**What to do:**
Write out each line exactly as given. Leave the pictures out of your copy.

**Collected data:**
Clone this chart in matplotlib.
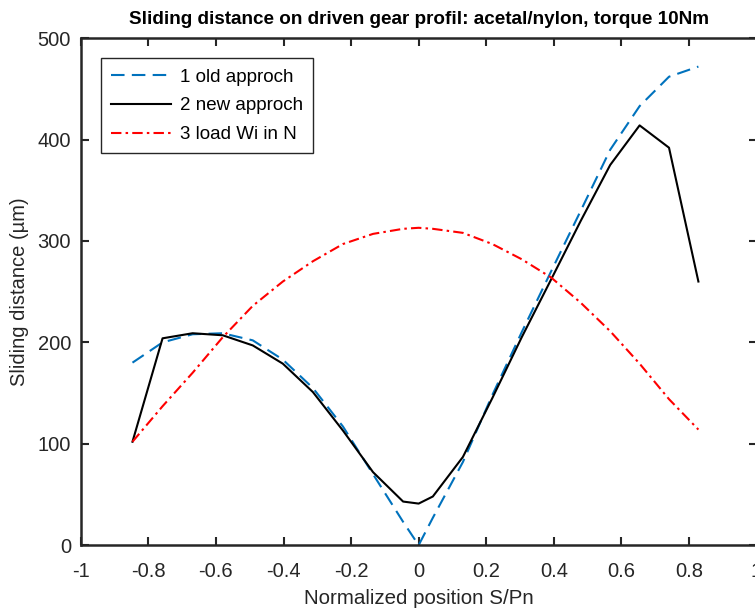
import numpy as np
import matplotlib
matplotlib.use('Agg')
import matplotlib.pyplot as plt

# normalized position S/Pn (same sampling for all three curves)
positions = [-0.847, -0.758, -0.669, -0.580, -0.491, -0.402, -0.313, -0.224, -0.135,
             -0.046, 0.0, 0.042, 0.131, 0.218, 0.305, 0.392, 0.480, 0.567, 0.654,
             0.741, 0.828]

old_approach = [180, 200, 208, 209, 202, 183, 155, 117, 70,
                23, 0, 27, 82, 148, 210, 270, 330, 390, 433,
                462, 472]

new_approach = [102, 204, 209, 207, 197, 179, 151, 113, 72,
                43, 41, 48, 87, 145, 205, 262, 320, 375, 414,
                392, 260]

load_wi = [102, 137, 170, 205, 236, 260, 280, 297, 307,
           312, 313, 312, 308, 297, 282, 264, 239, 211, 179,
           144, 114]

LEGEND_LABELS = ['1 old approch', '2 new approch', '3 load Wi in N']

plt.rcParams['font.family'] = ['Liberation Sans', 'DejaVu Sans']
AXIS_COLOR = '#262626'

fig = plt.figure(figsize=(7.55, 6.16), dpi=100)
ax = fig.add_axes([0.107, 0.115, 0.895, 0.823])

ax.plot(positions, old_approach, color='#0072BD', linewidth=1.5,
        linestyle=(0, (6.5, 3.5)), label=LEGEND_LABELS[0])
ax.plot(positions, new_approach, color='black', linewidth=1.5,
        label=LEGEND_LABELS[1])
ax.plot(positions, load_wi, color='red', linewidth=1.5,
        linestyle=(0, (5, 2, 1.2, 2)), label=LEGEND_LABELS[2])

ax.set_xlim(-1, 1)
ax.set_ylim(0, 500)
ax.set_xticks(np.arange(-1, 1.01, 0.2))
ax.set_xticklabels(['-1', '-0.8', '-0.6', '-0.4', '-0.2', '0', '0.2', '0.4', '0.6', '0.8', '1'])
ax.set_yticks(np.arange(0, 501, 100))

for spine in ax.spines.values():
    spine.set_color(AXIS_COLOR)
    spine.set_linewidth(1.8)
ax.tick_params(direction='in', length=6, width=1.5, colors=AXIS_COLOR,
               labelsize=14.5, top=True, right=True)
ax.tick_params(axis='x', pad=12)
ax.tick_params(axis='y', pad=7)

ax.set_title('Sliding distance on driven gear profil: acetal/nylon, torque 10Nm',
             fontsize=13.6, fontweight='bold', pad=10)
ax.set_xlabel('Normalized position S/Pn', fontsize=14.8, color=AXIS_COLOR, labelpad=6)
ax.set_ylabel('Sliding distance (µm)', fontsize=14.5, color=AXIS_COLOR, labelpad=6)

leg = ax.legend(loc='upper left', bbox_to_anchor=(0.0296, 0.9606), borderaxespad=0,
                fontsize=13.5, handlelength=3.2, handletextpad=0.45, labelspacing=0.62,
                borderpad=0.55, fancybox=False, framealpha=1)
leg.get_frame().set_edgecolor(AXIS_COLOR)
leg.get_frame().set_linewidth(1.0)

fig.savefig('out.png', dpi=100)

**Result for this task:**
Clone this chart in matplotlib.
import numpy as np
import matplotlib
matplotlib.use('Agg')
import matplotlib.pyplot as plt

# normalized position S/Pn (same sampling for all three curves)
positions = [-0.847, -0.758, -0.669, -0.580, -0.491, -0.402, -0.313, -0.224, -0.135,
             -0.046, 0.0, 0.042, 0.131, 0.218, 0.305, 0.392, 0.480, 0.567, 0.654,
             0.741, 0.828]

old_approach = [180, 200, 208, 209, 202, 183, 155, 117, 70,
                23, 0, 27, 82, 148, 210, 270, 330, 390, 433,
                462, 472]

new_approach = [102, 204, 209, 207, 197, 179, 151, 113, 72,
                43, 41, 48, 87, 145, 205, 262, 320, 375, 414,
                392, 260]

load_wi = [102, 137, 170, 205, 236, 260, 280, 297, 307,
           312, 313, 312, 308, 297, 282, 264, 239, 211, 179,
           144, 114]

LEGEND_LABELS = ['1 old approch', '2 new approch', '3 load Wi in N']

plt.rcParams['font.family'] = ['Liberation Sans', 'DejaVu Sans']
AXIS_COLOR = '#262626'

fig = plt.figure(figsize=(7.55, 6.16), dpi=100)
ax = fig.add_axes([0.107, 0.115, 0.895, 0.823])

ax.plot(positions, old_approach, color='#0072BD', linewidth=1.5,
        linestyle=(0, (6.5, 3.5)), label=LEGEND_LABELS[0])
ax.plot(positions, new_approach, color='black', linewidth=1.5,
        label=LEGEND_LABELS[1])
ax.plot(positions, load_wi, color='red', linewidth=1.5,
        linestyle=(0, (5, 2, 1.2, 2)), label=LEGEND_LABELS[2])

ax.set_xlim(-1, 1)
ax.set_ylim(0, 500)
ax.set_xticks(np.arange(-1, 1.01, 0.2))
ax.set_xticklabels(['-1', '-0.8', '-0.6', '-0.4', '-0.2', '0', '0.2', '0.4', '0.6', '0.8', '1'])
ax.set_yticks(np.arange(0, 501, 100))

for spine in ax.spines.values():
    spine.set_color(AXIS_COLOR)
    spine.set_linewidth(1.8)
ax.tick_params(direction='in', length=6, width=1.5, colors=AXIS_COLOR,
               labelsize=14.5, top=True, right=True)
ax.tick_params(axis='x', pad=12)
ax.tick_params(axis='y', pad=7)

ax.set_title('Sliding distance on driven gear profil: acetal/nylon, torque 10Nm',
             fontsize=13.6, fontweight='bold', pad=10)
ax.set_xlabel('Normalized position S/Pn', fontsize=14.8, color=AXIS_COLOR, labelpad=6)
ax.set_ylabel('Sliding distance (µm)', fontsize=14.5, color=AXIS_COLOR, labelpad=6)

leg = ax.legend(loc='upper left', bbox_to_anchor=(0.0296, 0.9606), borderaxespad=0,
                fontsize=13.5, handlelength=3.2, handletextpad=0.45, labelspacing=0.62,
                borderpad=0.55, fancybox=False, framealpha=1)
leg.get_frame().set_edgecolor(AXIS_COLOR)
leg.get_frame().set_linewidth(1.0)

fig.savefig('out.png', dpi=100)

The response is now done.